#### Provided data

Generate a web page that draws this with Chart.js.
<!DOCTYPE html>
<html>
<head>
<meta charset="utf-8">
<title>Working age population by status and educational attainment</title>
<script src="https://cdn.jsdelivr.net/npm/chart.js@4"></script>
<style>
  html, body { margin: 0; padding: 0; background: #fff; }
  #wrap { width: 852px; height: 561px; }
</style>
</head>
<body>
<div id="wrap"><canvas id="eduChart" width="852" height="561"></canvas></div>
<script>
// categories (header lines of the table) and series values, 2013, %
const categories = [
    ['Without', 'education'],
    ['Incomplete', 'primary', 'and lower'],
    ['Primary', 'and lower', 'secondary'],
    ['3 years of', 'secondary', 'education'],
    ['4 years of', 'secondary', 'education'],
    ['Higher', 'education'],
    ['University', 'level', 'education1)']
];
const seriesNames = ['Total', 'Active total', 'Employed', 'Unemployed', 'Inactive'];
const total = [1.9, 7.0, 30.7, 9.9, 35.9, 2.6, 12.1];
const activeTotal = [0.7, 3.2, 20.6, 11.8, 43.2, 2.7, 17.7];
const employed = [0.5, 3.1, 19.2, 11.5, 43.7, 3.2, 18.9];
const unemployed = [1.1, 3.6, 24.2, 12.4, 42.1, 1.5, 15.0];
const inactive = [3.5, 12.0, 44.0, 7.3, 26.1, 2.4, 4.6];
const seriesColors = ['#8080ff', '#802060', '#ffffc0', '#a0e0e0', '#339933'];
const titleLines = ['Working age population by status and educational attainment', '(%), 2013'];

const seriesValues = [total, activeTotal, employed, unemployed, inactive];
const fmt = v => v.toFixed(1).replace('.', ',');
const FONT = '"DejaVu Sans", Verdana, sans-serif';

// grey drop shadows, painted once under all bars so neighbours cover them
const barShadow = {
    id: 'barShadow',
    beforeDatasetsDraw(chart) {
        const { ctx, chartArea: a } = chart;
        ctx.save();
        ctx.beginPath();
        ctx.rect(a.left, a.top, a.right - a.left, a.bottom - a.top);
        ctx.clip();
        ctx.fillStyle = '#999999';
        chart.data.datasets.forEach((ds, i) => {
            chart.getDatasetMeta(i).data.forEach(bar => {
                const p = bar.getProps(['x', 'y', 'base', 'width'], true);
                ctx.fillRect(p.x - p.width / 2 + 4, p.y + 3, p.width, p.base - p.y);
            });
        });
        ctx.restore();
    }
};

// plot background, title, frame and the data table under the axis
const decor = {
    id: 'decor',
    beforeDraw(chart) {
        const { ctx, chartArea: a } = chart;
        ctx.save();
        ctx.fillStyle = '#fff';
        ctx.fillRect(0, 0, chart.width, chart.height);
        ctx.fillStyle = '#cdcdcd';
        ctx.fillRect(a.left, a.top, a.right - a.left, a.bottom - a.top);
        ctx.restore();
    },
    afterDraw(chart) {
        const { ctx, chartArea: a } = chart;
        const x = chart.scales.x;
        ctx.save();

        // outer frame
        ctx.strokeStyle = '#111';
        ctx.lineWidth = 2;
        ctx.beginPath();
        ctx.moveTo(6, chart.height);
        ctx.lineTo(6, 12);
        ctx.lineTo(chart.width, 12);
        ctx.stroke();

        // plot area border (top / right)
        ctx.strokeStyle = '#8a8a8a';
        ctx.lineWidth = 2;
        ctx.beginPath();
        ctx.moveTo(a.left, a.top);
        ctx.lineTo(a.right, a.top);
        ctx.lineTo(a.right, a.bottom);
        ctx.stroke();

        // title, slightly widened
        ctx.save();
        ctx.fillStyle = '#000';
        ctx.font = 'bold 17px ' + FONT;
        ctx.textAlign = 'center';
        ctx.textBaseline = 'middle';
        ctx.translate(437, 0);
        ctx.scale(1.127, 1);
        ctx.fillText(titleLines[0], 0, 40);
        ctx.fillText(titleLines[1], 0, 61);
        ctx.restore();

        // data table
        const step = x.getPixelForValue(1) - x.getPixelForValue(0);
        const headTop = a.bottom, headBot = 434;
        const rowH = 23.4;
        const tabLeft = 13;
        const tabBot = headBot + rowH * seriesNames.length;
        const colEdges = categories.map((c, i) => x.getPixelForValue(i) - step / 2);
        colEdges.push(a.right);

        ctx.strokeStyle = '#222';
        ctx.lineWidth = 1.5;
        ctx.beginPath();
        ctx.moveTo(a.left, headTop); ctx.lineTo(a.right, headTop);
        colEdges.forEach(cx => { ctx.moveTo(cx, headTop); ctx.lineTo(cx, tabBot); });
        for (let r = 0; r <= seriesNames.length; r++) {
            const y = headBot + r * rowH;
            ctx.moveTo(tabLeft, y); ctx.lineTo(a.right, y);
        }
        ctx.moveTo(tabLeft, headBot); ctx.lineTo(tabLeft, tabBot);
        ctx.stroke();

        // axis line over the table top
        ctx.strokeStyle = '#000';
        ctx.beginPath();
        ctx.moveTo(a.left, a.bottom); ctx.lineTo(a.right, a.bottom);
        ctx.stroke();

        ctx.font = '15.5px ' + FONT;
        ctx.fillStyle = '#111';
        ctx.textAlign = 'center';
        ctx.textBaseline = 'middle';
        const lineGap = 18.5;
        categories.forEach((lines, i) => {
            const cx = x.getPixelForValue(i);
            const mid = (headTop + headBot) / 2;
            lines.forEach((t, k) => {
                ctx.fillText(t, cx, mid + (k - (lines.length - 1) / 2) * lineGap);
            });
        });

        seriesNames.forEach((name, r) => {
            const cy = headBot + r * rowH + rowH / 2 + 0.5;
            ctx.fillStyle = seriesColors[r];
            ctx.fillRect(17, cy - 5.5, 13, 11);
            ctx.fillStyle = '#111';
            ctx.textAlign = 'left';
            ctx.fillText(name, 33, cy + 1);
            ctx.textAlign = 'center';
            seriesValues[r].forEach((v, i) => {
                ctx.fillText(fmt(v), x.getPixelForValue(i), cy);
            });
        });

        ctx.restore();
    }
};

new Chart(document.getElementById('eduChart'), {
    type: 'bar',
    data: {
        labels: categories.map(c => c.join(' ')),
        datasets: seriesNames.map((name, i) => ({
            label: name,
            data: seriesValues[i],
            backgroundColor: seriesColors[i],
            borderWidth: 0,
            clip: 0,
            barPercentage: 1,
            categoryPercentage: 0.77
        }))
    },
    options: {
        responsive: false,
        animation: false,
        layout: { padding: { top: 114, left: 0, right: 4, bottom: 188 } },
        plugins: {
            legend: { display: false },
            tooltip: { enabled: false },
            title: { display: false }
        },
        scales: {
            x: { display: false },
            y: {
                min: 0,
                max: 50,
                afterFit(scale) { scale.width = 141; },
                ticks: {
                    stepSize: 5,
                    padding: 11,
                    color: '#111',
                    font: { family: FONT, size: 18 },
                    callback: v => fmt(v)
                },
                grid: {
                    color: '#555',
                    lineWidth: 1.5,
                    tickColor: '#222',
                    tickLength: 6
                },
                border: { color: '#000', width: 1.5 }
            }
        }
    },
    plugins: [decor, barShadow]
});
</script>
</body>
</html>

########

**Your task**
Give an exact repetition of all the material.

**Complete output**
Generate a web page that draws this with Chart.js.
<!DOCTYPE html>
<html>
<head>
<meta charset="utf-8">
<title>Working age population by status and educational attainment</title>
<script src="https://cdn.jsdelivr.net/npm/chart.js@4"></script>
<style>
  html, body { margin: 0; padding: 0; background: #fff; }
  #wrap { width: 852px; height: 561px; }
</style>
</head>
<body>
<div id="wrap"><canvas id="eduChart" width="852" height="561"></canvas></div>
<script>
// categories (header lines of the table) and series values, 2013, %
const categories = [
    ['Without', 'education'],
    ['Incomplete', 'primary', 'and lower'],
    ['Primary', 'and lower', 'secondary'],
    ['3 years of', 'secondary', 'education'],
    ['4 years of', 'secondary', 'education'],
    ['Higher', 'education'],
    ['University', 'level', 'education1)']
];
const seriesNames = ['Total', 'Active total', 'Employed', 'Unemployed', 'Inactive'];
const total = [1.9, 7.0, 30.7, 9.9, 35.9, 2.6, 12.1];
const activeTotal = [0.7, 3.2, 20.6, 11.8, 43.2, 2.7, 17.7];
const employed = [0.5, 3.1, 19.2, 11.5, 43.7, 3.2, 18.9];
const unemployed = [1.1, 3.6, 24.2, 12.4, 42.1, 1.5, 15.0];
const inactive = [3.5, 12.0, 44.0, 7.3, 26.1, 2.4, 4.6];
const seriesColors = ['#8080ff', '#802060', '#ffffc0', '#a0e0e0', '#339933'];
const titleLines = ['Working age population by status and educational attainment', '(%), 2013'];

const seriesValues = [total, activeTotal, employed, unemployed, inactive];
const fmt = v => v.toFixed(1).replace('.', ',');
const FONT = '"DejaVu Sans", Verdana, sans-serif';

// grey drop shadows, painted once under all bars so neighbours cover them
const barShadow = {
    id: 'barShadow',
    beforeDatasetsDraw(chart) {
        const { ctx, chartArea: a } = chart;
        ctx.save();
        ctx.beginPath();
        ctx.rect(a.left, a.top, a.right - a.left, a.bottom - a.top);
        ctx.clip();
        ctx.fillStyle = '#999999';
        chart.data.datasets.forEach((ds, i) => {
            chart.getDatasetMeta(i).data.forEach(bar => {
                const p = bar.getProps(['x', 'y', 'base', 'width'], true);
                ctx.fillRect(p.x - p.width / 2 + 4, p.y + 3, p.width, p.base - p.y);
            });
        });
        ctx.restore();
    }
};

// plot background, title, frame and the data table under the axis
const decor = {
    id: 'decor',
    beforeDraw(chart) {
        const { ctx, chartArea: a } = chart;
        ctx.save();
        ctx.fillStyle = '#fff';
        ctx.fillRect(0, 0, chart.width, chart.height);
        ctx.fillStyle = '#cdcdcd';
        ctx.fillRect(a.left, a.top, a.right - a.left, a.bottom - a.top);
        ctx.restore();
    },
    afterDraw(chart) {
        const { ctx, chartArea: a } = chart;
        const x = chart.scales.x;
        ctx.save();

        // outer frame
        ctx.strokeStyle = '#111';
        ctx.lineWidth = 2;
        ctx.beginPath();
        ctx.moveTo(6, chart.height);
        ctx.lineTo(6, 12);
        ctx.lineTo(chart.width, 12);
        ctx.stroke();

        // plot area border (top / right)
        ctx.strokeStyle = '#8a8a8a';
        ctx.lineWidth = 2;
        ctx.beginPath();
        ctx.moveTo(a.left, a.top);
        ctx.lineTo(a.right, a.top);
        ctx.lineTo(a.right, a.bottom);
        ctx.stroke();

        // title, slightly widened
        ctx.save();
        ctx.fillStyle = '#000';
        ctx.font = 'bold 17px ' + FONT;
        ctx.textAlign = 'center';
        ctx.textBaseline = 'middle';
        ctx.translate(437, 0);
        ctx.scale(1.127, 1);
        ctx.fillText(titleLines[0], 0, 40);
        ctx.fillText(titleLines[1], 0, 61);
        ctx.restore();

        // data table
        const step = x.getPixelForValue(1) - x.getPixelForValue(0);
        const headTop = a.bottom, headBot = 434;
        const rowH = 23.4;
        const tabLeft = 13;
        const tabBot = headBot + rowH * seriesNames.length;
        const colEdges = categories.map((c, i) => x.getPixelForValue(i) - step / 2);
        colEdges.push(a.right);

        ctx.strokeStyle = '#222';
        ctx.lineWidth = 1.5;
        ctx.beginPath();
        ctx.moveTo(a.left, headTop); ctx.lineTo(a.right, headTop);
        colEdges.forEach(cx => { ctx.moveTo(cx, headTop); ctx.lineTo(cx, tabBot); });
        for (let r = 0; r <= seriesNames.length; r++) {
            const y = headBot + r * rowH;
            ctx.moveTo(tabLeft, y); ctx.lineTo(a.right, y);
        }
        ctx.moveTo(tabLeft, headBot); ctx.lineTo(tabLeft, tabBot);
        ctx.stroke();

        // axis line over the table top
        ctx.strokeStyle = '#000';
        ctx.beginPath();
        ctx.moveTo(a.left, a.bottom); ctx.lineTo(a.right, a.bottom);
        ctx.stroke();

        ctx.font = '15.5px ' + FONT;
        ctx.fillStyle = '#111';
        ctx.textAlign = 'center';
        ctx.textBaseline = 'middle';
        const lineGap = 18.5;
        categories.forEach((lines, i) => {
            const cx = x.getPixelForValue(i);
            const mid = (headTop + headBot) / 2;
            lines.forEach((t, k) => {
                ctx.fillText(t, cx, mid + (k - (lines.length - 1) / 2) * lineGap);
            });
        });

        seriesNames.forEach((name, r) => {
            const cy = headBot + r * rowH + rowH / 2 + 0.5;
            ctx.fillStyle = seriesColors[r];
            ctx.fillRect(17, cy - 5.5, 13, 11);
            ctx.fillStyle = '#111';
            ctx.textAlign = 'left';
            ctx.fillText(name, 33, cy + 1);
            ctx.textAlign = 'center';
            seriesValues[r].forEach((v, i) => {
                ctx.fillText(fmt(v), x.getPixelForValue(i), cy);
            });
        });

        ctx.restore();
    }
};

new Chart(document.getElementById('eduChart'), {
    type: 'bar',
    data: {
        labels: categories.map(c => c.join(' ')),
        datasets: seriesNames.map((name, i) => ({
            label: name,
            data: seriesValues[i],
            backgroundColor: seriesColors[i],
            borderWidth: 0,
            clip: 0,
            barPercentage: 1,
            categoryPercentage: 0.77
        }))
    },
    options: {
        responsive: false,
        animation: false,
        layout: { padding: { top: 114, left: 0, right: 4, bottom: 188 } },
        plugins: {
            legend: { display: false },
            tooltip: { enabled: false },
            title: { display: false }
        },
        scales: {
            x: { display: false },
            y: {
                min: 0,
                max: 50,
                afterFit(scale) { scale.width = 141; },
                ticks: {
                    stepSize: 5,
                    padding: 11,
                    color: '#111',
                    font: { family: FONT, size: 18 },
                    callback: v => fmt(v)
                },
                grid: {
                    color: '#555',
                    lineWidth: 1.5,
                    tickColor: '#222',
                    tickLength: 6
                },
                border: { color: '#000', width: 1.5 }
            }
        }
    },
    plugins: [decor, barShadow]
});
</script>
</body>
</html>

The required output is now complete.